When you do get a key, I advise against starting with a “straight key” or “sideswiper” where you are responsible for timing the dit and dah. There are plenty of really bad “fists” on the air with horrible timing that makes them hard to copy.

A keyer will help you learn how the characters should sound by forming good dits and dahs.

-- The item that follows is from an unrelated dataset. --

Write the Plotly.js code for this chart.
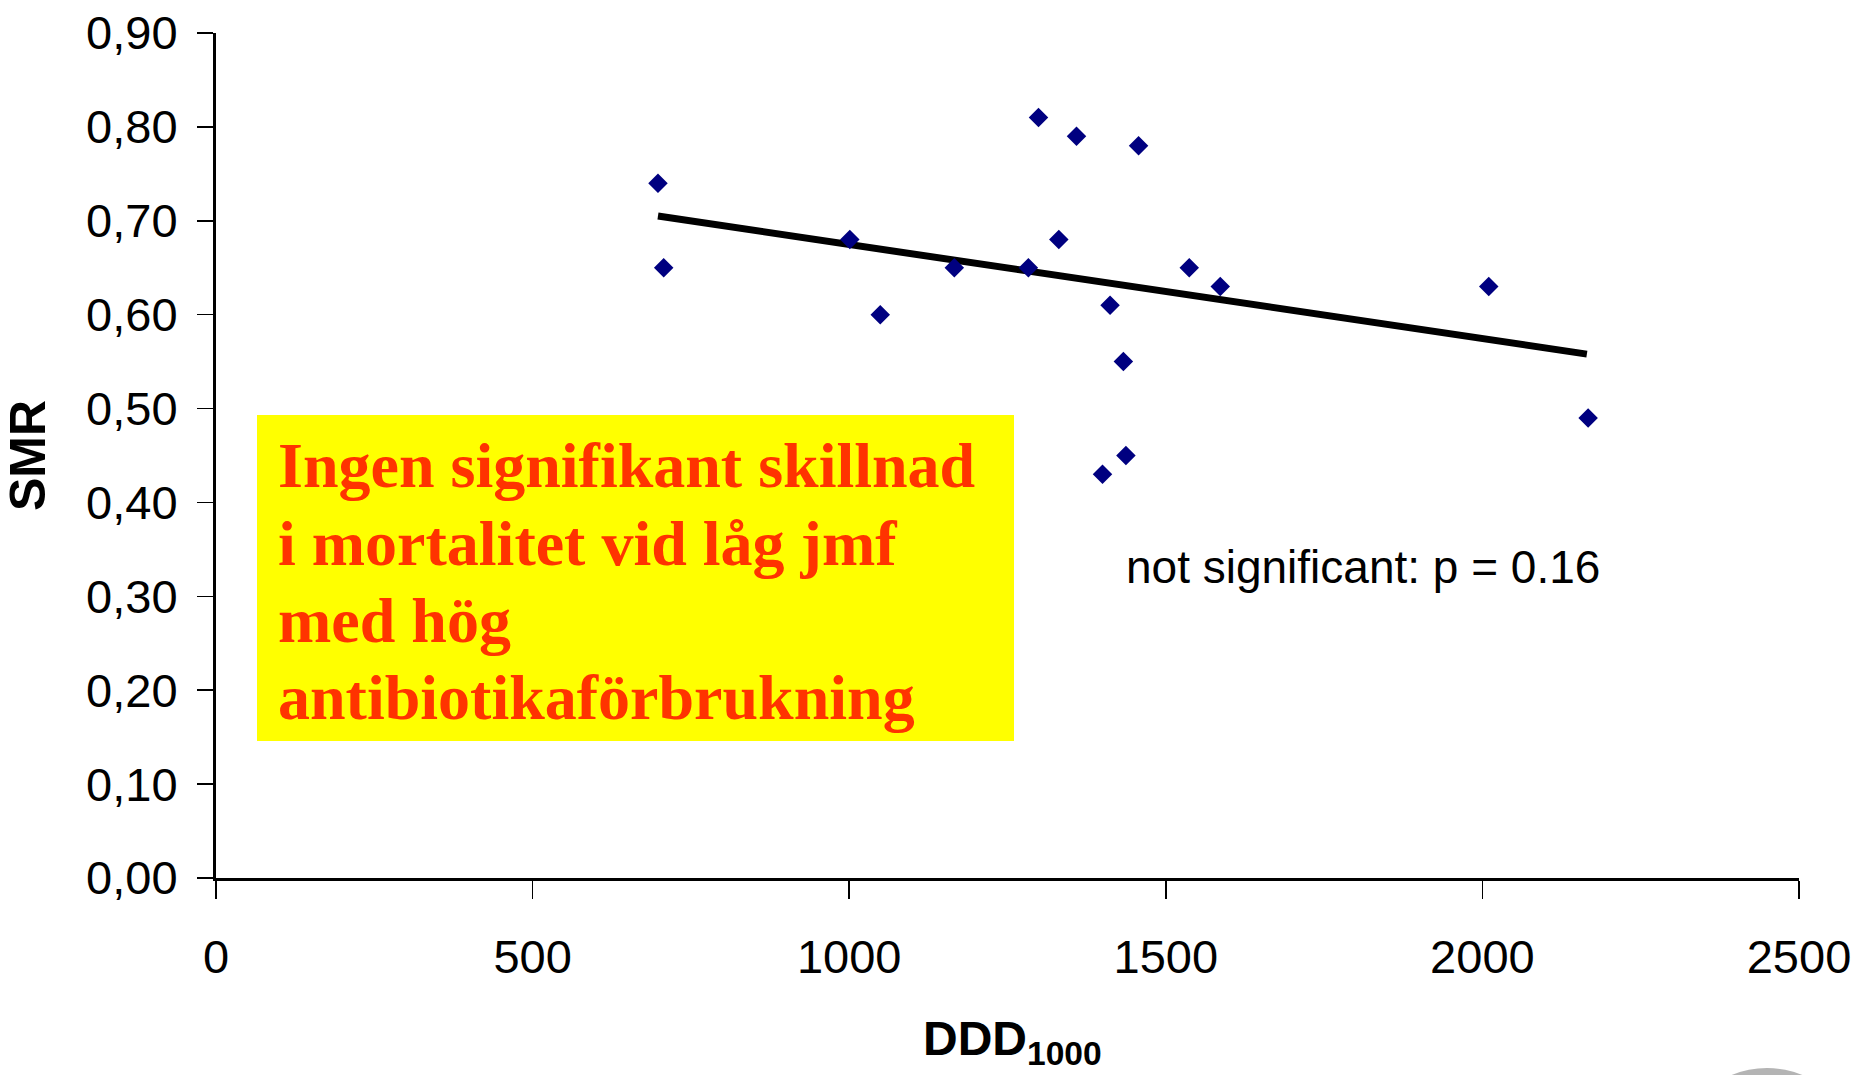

Learn what good timing sounds like, including when you are sending, then do straight key, sideswiper, or even bugs later when you know what good code sound like. Experienced operators hear those syncopated keys as an accent, but it’s harder for new operators.

Why “Morse?”

“Morse” might better be called “Vail” or “Gerke” code. The original telegraph code, which used three element lengths (dot, short dash, and long dash), was designed by Samuel Morse’s collaborator Alfred Vail. Samuel Morse’s idea was to just send numbers and look them up in a code book; Vail suggested and implemented sending unique codes for each letter. The modern ITU-R International Morse Code we use today is a refinement of the “Hamburg” variation created by Friedrich Gerke around 1848 for the German railway, which changed from three symbols to two. The International Telegraphy Congress standardized what is now International Telecommunication Union (ITU) Morse code in 1865. The most recent addition to the standard is the @ symbol (• ━ ━ • ━ •) which was added 24 May 2004, on the 160th anniversary of the first public Morse telegraph transmission.

Farnsworth timing

The additional character spacing named for W6TTB Russ Farnsworth is apparently misattributed, but the chances that it will be widely renamed “Edison timing” seem slim.